Distinct belcher variants have emerged as players have looked for the next tier 1 belcher variant. Some have shown high upsides, but speed and consistency have been hard to find in plentiful enough amounts.

A Mono-Black Sacrifice Belcher leaned on Dark Ritual as well as Sacrifice-ing a Grief or other useful black creature to generate mana surges, that could sometimes fuel a Charbelcher cast and activation in a single turn. Some riskier decks used Scourge of the Skyclaves to lean into the mana-producing side of things. However, expensive mono black tutors played at odds with the Charbelcher mana requirements, and topdecking with this deck always felt weak.

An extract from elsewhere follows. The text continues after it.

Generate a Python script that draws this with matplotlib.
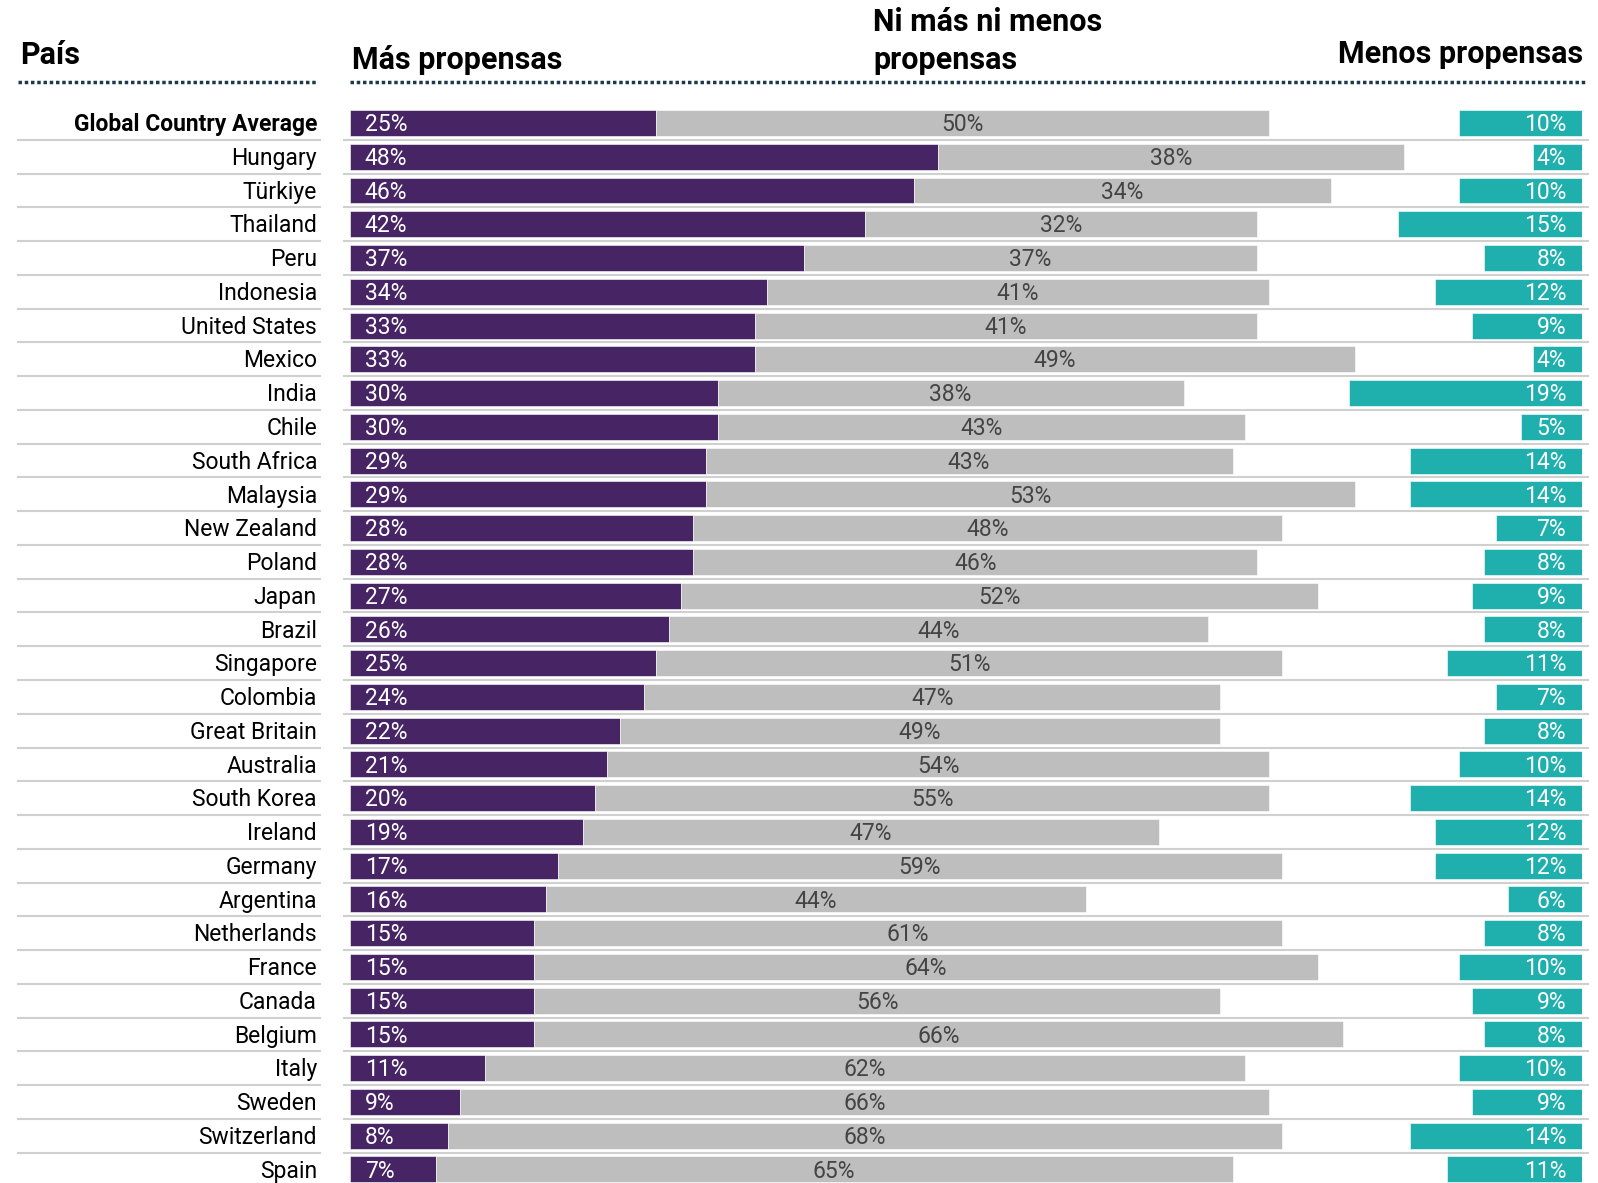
import matplotlib
matplotlib.use("Agg")
import matplotlib.pyplot as plt
from matplotlib.transforms import blended_transform_factory

plt.rcParams['font.family'] = ['Roboto', 'DejaVu Sans']

countries = ['Global Country Average', 'Hungary', 'Türkiye', 'Thailand', 'Peru', 'Indonesia',
             'United States', 'Mexico', 'India', 'Chile', 'South Africa', 'Malaysia',
             'New Zealand', 'Poland', 'Japan', 'Brazil', 'Singapore', 'Colombia',
             'Great Britain', 'Australia', 'South Korea', 'Ireland', 'Germany', 'Argentina',
             'Netherlands', 'France', 'Canada', 'Belgium', 'Italy', 'Sweden', 'Switzerland', 'Spain']
mas = [25, 48, 46, 42, 37, 34, 33, 33, 30, 30, 29, 29, 28, 28, 27, 26, 25, 24, 22, 21, 20,
       19, 17, 16, 15, 15, 15, 15, 11, 9, 8, 7]
ni = [50, 38, 34, 32, 37, 41, 41, 49, 38, 43, 43, 53, 48, 46, 52, 44, 51, 47, 49, 54, 55,
      47, 59, 44, 61, 64, 56, 66, 62, 66, 68, 65]
menos = [10, 4, 10, 15, 8, 12, 9, 4, 19, 5, 14, 14, 7, 8, 9, 8, 11, 7, 8, 10, 14,
         12, 12, 6, 8, 10, 9, 8, 10, 9, 14, 11]

PURPLE = '#472565'
GRAY = '#bebebe'
TEAL = '#1fb0ad'
NAVY = '#1d3a4c'
W, H = 1598, 1183
RIGHT = 100.5

fig = plt.figure(figsize=(W / 100, H / 100), dpi=100)
ax = fig.add_axes([350 / W, 0, (1582 - 350) / W, 1])
ax.set_xlim(0, RIGHT)
ax.set_ylim(31.40, -3.643)
ax.axis('off')

rows = list(range(len(countries)))
ax.barh(rows, mas, height=0.77, color=PURPLE, edgecolor='white', linewidth=0.4)
ax.barh(rows, ni, left=mas, height=0.77, color=GRAY, edgecolor='white', linewidth=0.4)
ax.barh(rows, menos, left=[RIGHT - v for v in menos], height=0.77, color=TEAL,
        edgecolor='white', linewidth=0.4)

fx = blended_transform_factory(fig.transFigure, ax.transData)
for i, c in enumerate(countries):
    ax.text(1.2, i + 0.05, f'{mas[i]}%', color='white', fontsize=16.5, va='center', ha='left')
    ax.text(mas[i] + ni[i] / 2, i + 0.05, f'{ni[i]}%', color='#444444', fontsize=16.5,
            va='center', ha='center')
    ax.text(RIGHT - 1.3, i + 0.05, f'{menos[i]}%', color='white', fontsize=16.5,
            va='center', ha='right')
    ax.text(317 / W, i + 0.05, c, transform=fx, fontsize=16.5, va='center', ha='right',
            color='black', fontweight='bold' if i == 0 else 'normal')
    if i < len(countries) - 1:
        ax.plot([18 / W, 320 / W], [i + 0.5, i + 0.5], transform=fx, color='#d0d0d0',
                lw=1.5, clip_on=False)
        ax.plot([344 / W, 1588 / W], [i + 0.5, i + 0.5], transform=fx, color='#d0d0d0',
                lw=1.5, clip_on=False)

# dotted header rules
yd = -1.21
ax.plot([18 / W, 318 / W], [yd, yd], transform=fx, color=NAVY, lw=2.5,
        dashes=(1.0, 0.8), clip_on=False)
ax.plot([350 / W, 1585 / W], [yd, yd], transform=fx, color=NAVY, lw=2.5,
        dashes=(1.0, 0.8), clip_on=False)

hdr = dict(fontsize=22, fontweight='bold', color='black', va='center')
fig.text(20 / W, 1 - 55 / H, 'País', ha='left', **hdr)
fig.text(352 / W, 1 - 60 / H, 'Más propensas', ha='left', **hdr)
fig.text(873 / W, 1 - 22 / H, 'Ni más ni menos', ha='left', **hdr)
fig.text(873 / W, 1 - 60 / H, 'propensas', ha='left', **hdr)
fig.text(1583 / W, 1 - 54 / H, 'Menos propensas', ha='right', **hdr)

fig.savefig('out.png', dpi=100)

Some Mono-Red Belcher lists doubled down on red rituals - Irencrag Feat and the aforementioned treasure package solved the mana issue, and impulse draw got you card advantage. However, problems would often arise as the treasure package requires card advantage and impulse draw is somewhat of a lacking way to provide it.

One of the more promising Belcher variants was a Mono-Green variant, using a high density of mana dorks paired with the mana-doubling Leyline of Abundance. With the right hand, this deck could support a combo win or a combat win, but of course folded hard to board clears or due to lack of card draw. Summoning sickness made is so this deck was slower than its red counterpart, which ultimately made it harder to believe in.

After Timeless got the pitch elementals of Fury and Grief, the Rakdos Scam archetype washed over the legal MTGA formats. We received a pretty compact tempo-control shell that could actually hang in the mid-game, and present a potent creature threat on turn 1 with effects like Reanimate and Not Dead After All. Slotting midrange-compatible card draw like Fable of the Mirror-Breaker in gave the deck a much more resilient feel. The only issue is that Charbelcher wasn't really needed in this shell - it would sometimes feel as though Belcher was the secondary plan.

Where We're At

I've found a decent level of success refining Sultai Belcher, a build that trades some raw speed for an overwhelming density of tutors in Demonic Tutor and Assemble the Team. These colors have access to mana with Dark Ritual, Channel, and artifact mana from Chrome Mox and Mox Opal, which incedentally works great with Beseech the Mirror. Recent printings of Manamorphose into Arena have continued to smooth the gamplan out. Finally, we get to maintain our Veil of Summer protection.

The Karn, the Great Creator package turns the deck into a toolbox: Karn can fetch Charbelcher directly from the sideboard while simultaneously locking opponents out with access to Liquimetal Coating. A single copy of Channel serves as a one-card kill condition with a Karn in hand, provided you have the 11 life to make it happen.

Sultai Belcher sits as a pretty competitive entity in the Timeless format — a convergence of Legacy-style mana abuse, MDFC innovation, and Arena's unique card pool. If you are looking for a deck that rewards tight sequencing and punishes fair strategies from the very first turn, this is a great place to start.